Re:Wait, hang on (Score:4, Interesting)
Maybe not that unprecedented. http://en.wikipedia.org/wiki/Opposition_to_the_U.S._involvement_in_the_Vietnam_War [wikipedia.org] By that war's end, 72% of the country were opposed. Plus then there was the draft; there has been no draft in decades. You could argue these polls were taken at the end, not the beginning of the war, but one could also argue that the "Iraq War" was not a new war at all; technically, the US was still at war with Iraq over Desert Storm; the terms of the cease fire were repeatedly violated by Hussein, the sanctions undermined by the UN; and our sustained military bases in Saudi Arabia fueling recruitment for Al Qaeda. Not that any of that makes it a good idea after all.
There was actually very little domestic dissent or press coverage about Vietnam. All the footage you see on the History Channel, the protests etc, that began like five years into Vietnam. The war in Iraq was strongly opposed before it even began. That's the unprecedented part.
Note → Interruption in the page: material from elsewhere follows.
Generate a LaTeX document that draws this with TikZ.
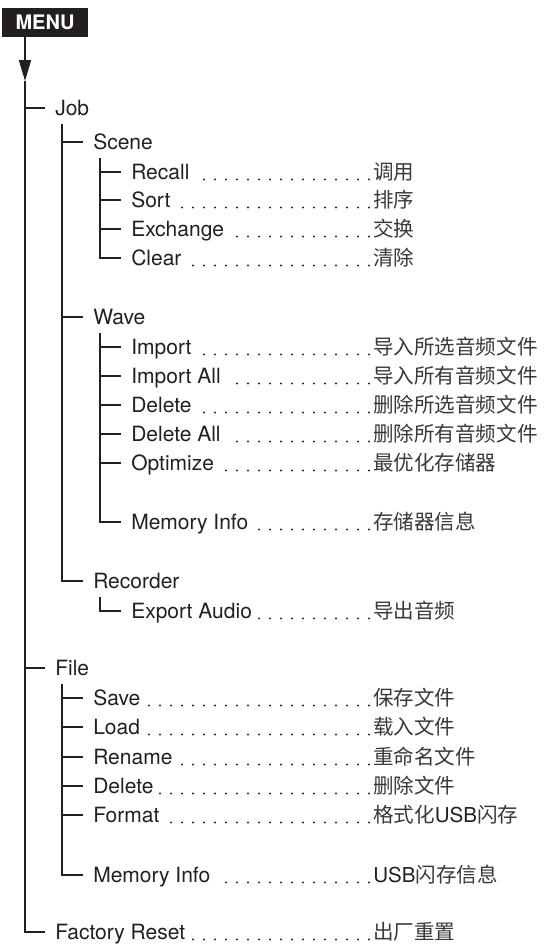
\documentclass[tikz,border=0pt]{standalone}
\usepackage{fontspec}
\setmainfont{TeX Gyre Heros}
\newfontfamily\cjk{Noto Sans CJK SC}
\usetikzlibrary{arrows.meta, calc}
\definecolor{ink}{HTML}{231F20}

\begin{document}
\begin{tikzpicture}[
        x=0.75pt, y=-0.75pt,
        menubox/.style={rectangle, fill=ink, text=white, font=\bfseries\fontsize{15}{15}\selectfont, minimum width=64.5pt, minimum height=21.75pt, inner sep=0pt},
        entry/.style={anchor=west, inner xsep=7.5pt, inner ysep=6pt, text height=11.25pt, text depth=0pt, text=ink, font=\fontsize{15.75}{18}\selectfont},
        zh/.style={anchor=west, inner xsep=3pt, inner ysep=6pt, text height=11.25pt, text depth=0pt, text=black!78, font=\cjk\fontsize{15.4}{18}\selectfont},
        wire/.style={draw=ink, line width=1.3pt},
        leader/.style={draw=black!85, line width=1.7pt, line cap=round, dash pattern=on 0pt off 8.25pt, shorten >=-3pt}
        ]

        \useasboundingbox (0,0) rectangle (547,947);

        \node[menubox] (menu) at (45,22.5) {MENU};
        \coordinate (tip) at (25,81);

        \node[entry] (job) at (45,108) {Job};
        \node[entry] (scene) at (83,142) {Scene};
        \node[entry] (recall) at (121,172) {Recall};
        \node[entry] (sort) at (121,200) {Sort};
        \node[entry] (exchange) at (121,229) {Exchange};
        \node[entry] (clear) at (121,258) {Clear};
        \node[entry] (wave) at (83,317) {Wave};
        \node[entry] (import) at (121,347) {Import};
        \node[entry] (importall) at (121,376) {Import All};
        \node[entry] (delete) at (121,405) {Delete};
        \node[entry] (deleteall) at (121,434) {Delete All};
        \node[entry] (optimize) at (121,463) {Optimize};
        \node[entry] (wavemem) at (121,522) {Memory Info};
        \node[entry] (recorder) at (83,581) {Recorder};
        \node[entry] (export) at (121,611) {Export Audio};
        \node[entry] (file) at (45,668) {File};
        \node[entry] (save) at (83,698) {Save};
        \node[entry] (load) at (83,727) {Load};
        \node[entry] (rename) at (83,757) {Rename};
        \node[entry] (filedelete) at (83,786) {Delete};
        \node[entry] (format) at (83,815) {Format};
        \node[entry] (filemem) at (83,875) {Memory Info};
        \node[entry] (reset) at (45,932) {Factory Reset};

        \node[zh] (recall-zh) at (369,172) {调用};
        \node[zh] (sort-zh) at (369,200) {排序};
        \node[zh] (exchange-zh) at (369,229) {交换};
        \node[zh] (clear-zh) at (369,258) {清除};
        \node[zh] (import-zh) at (369,347) {导入所选音频文件};
        \node[zh] (importall-zh) at (369,376) {导入所有音频文件};
        \node[zh] (delete-zh) at (369,405) {删除所选音频文件};
        \node[zh] (deleteall-zh) at (369,434) {删除所有音频文件};
        \node[zh] (optimize-zh) at (369,463) {最优化存储器};
        \node[zh] (wavemem-zh) at (369,522) {存储器信息};
        \node[zh] (export-zh) at (369,611) {导出音频};
        \node[zh] (save-zh) at (369,698) {保存文件};
        \node[zh] (load-zh) at (369,727) {载入文件};
        \node[zh] (rename-zh) at (369,757) {重命名文件};
        \node[zh] (filedelete-zh) at (369,786) {删除文件};
        \node[zh] (format-zh) at (369,815) {格式化{\normalfont\color{ink}USB}闪存};
        \node[zh] (filemem-zh) at (369,875) {{\normalfont\color{ink}USB}闪存信息};
        \node[zh] (reset-zh) at (369,932) {出厂重置};

        \coordinate (jobspine) at ([xshift=13pt]job.south west);
        \coordinate (scenespine) at ([xshift=13pt]scene.south west);
        \coordinate (wavespine) at ([xshift=13pt]wave.south west);
        \coordinate (recspine) at ([xshift=13pt]recorder.south west);
        \coordinate (filespine) at ([xshift=13pt]file.south west);

        \draw[wire, -{Triangle[length=15.75pt, width=9pt]}] (menu.south -| tip) -- (tip);
        \draw[wire] (tip) |- (reset.west);
        \draw[wire] (job.west) -- (job.west -| tip);
        \draw[wire] (file.west) -- (file.west -| tip);

        \draw[wire] (jobspine) |- (recorder.west);
        \draw[wire] (scene.west) -- (scene.west -| jobspine);
        \draw[wire] (wave.west) -- (wave.west -| jobspine);

        \draw[wire] (scenespine) |- (clear.west);
        \draw[wire] (recall.west) -- (recall.west -| scenespine);
        \draw[wire] (sort.west) -- (sort.west -| scenespine);
        \draw[wire] (exchange.west) -- (exchange.west -| scenespine);

        \draw[wire] (wavespine) |- (wavemem.west);
        \draw[wire] (import.west) -- (import.west -| wavespine);
        \draw[wire] (importall.west) -- (importall.west -| wavespine);
        \draw[wire] (delete.west) -- (delete.west -| wavespine);
        \draw[wire] (deleteall.west) -- (deleteall.west -| wavespine);
        \draw[wire] (optimize.west) -- (optimize.west -| wavespine);

        \draw[wire] (recspine) |- (export.west);

        \draw[wire] (filespine) |- (filemem.west);
        \draw[wire] (save.west) -- (save.west -| filespine);
        \draw[wire] (load.west) -- (load.west -| filespine);
        \draw[wire] (rename.west) -- (rename.west -| filespine);
        \draw[wire] (filedelete.west) -- (filedelete.west -| filespine);
        \draw[wire] (format.west) -- (format.west -| filespine);

        \draw[leader] (recall-zh.base west) -- (recall.base east);
        \draw[leader] (sort-zh.base west) -- (sort.base east);
        \draw[leader] (exchange-zh.base west) -- (exchange.base east);
        \draw[leader] (clear-zh.base west) -- (clear.base east);
        \draw[leader] (import-zh.base west) -- (import.base east);
        \draw[leader] (importall-zh.base west) -- (importall.base east);
        \draw[leader] (delete-zh.base west) -- (delete.base east);
        \draw[leader] (deleteall-zh.base west) -- (deleteall.base east);
        \draw[leader] (optimize-zh.base west) -- (optimize.base east);
        \draw[leader] (wavemem-zh.base west) -- (wavemem.base east);
        \draw[leader] (export-zh.base west) -- (export.base east);
        \draw[leader] (save-zh.base west) -- (save.base east);
        \draw[leader] (load-zh.base west) -- (load.base east);
        \draw[leader] (rename-zh.base west) -- (rename.base east);
        \draw[leader] (filedelete-zh.base west) -- (filedelete.base east);
        \draw[leader] (format-zh.base west) -- (format.base east);
        \draw[leader] (filemem-zh.base west) -- (filemem.base east);
        \draw[leader] (reset-zh.base west) -- (reset.base east);
    \end{tikzpicture}
\end{document}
Re:Wait, hang on (Score:4, Interesting)
The Japanese were the aggressors in WWII. Ask the Koreans, the Chinese, and all the other people of region. At any rate, they had no hope of winning. Yes, they could have cost a lot of Allied lives, but sooner or later they were done. They had no way of propping up their industrial capacity, and even with two A-bombs gone, a conventional bombing campaign would have wiped out what was left of its industrial capacity, not to mention killing hundreds of thousands in the process.
The Emperor saw the writing on the wall. He knew that if they refused the unconditional surrender, Japan would be knocked back to the Stone Age, and everything the country had struggled to do from the Meiji Period on would be destroyed. He took the only sane approach, it was his government that had lost its wits and believed it still had any meaningful capacity to negotiate.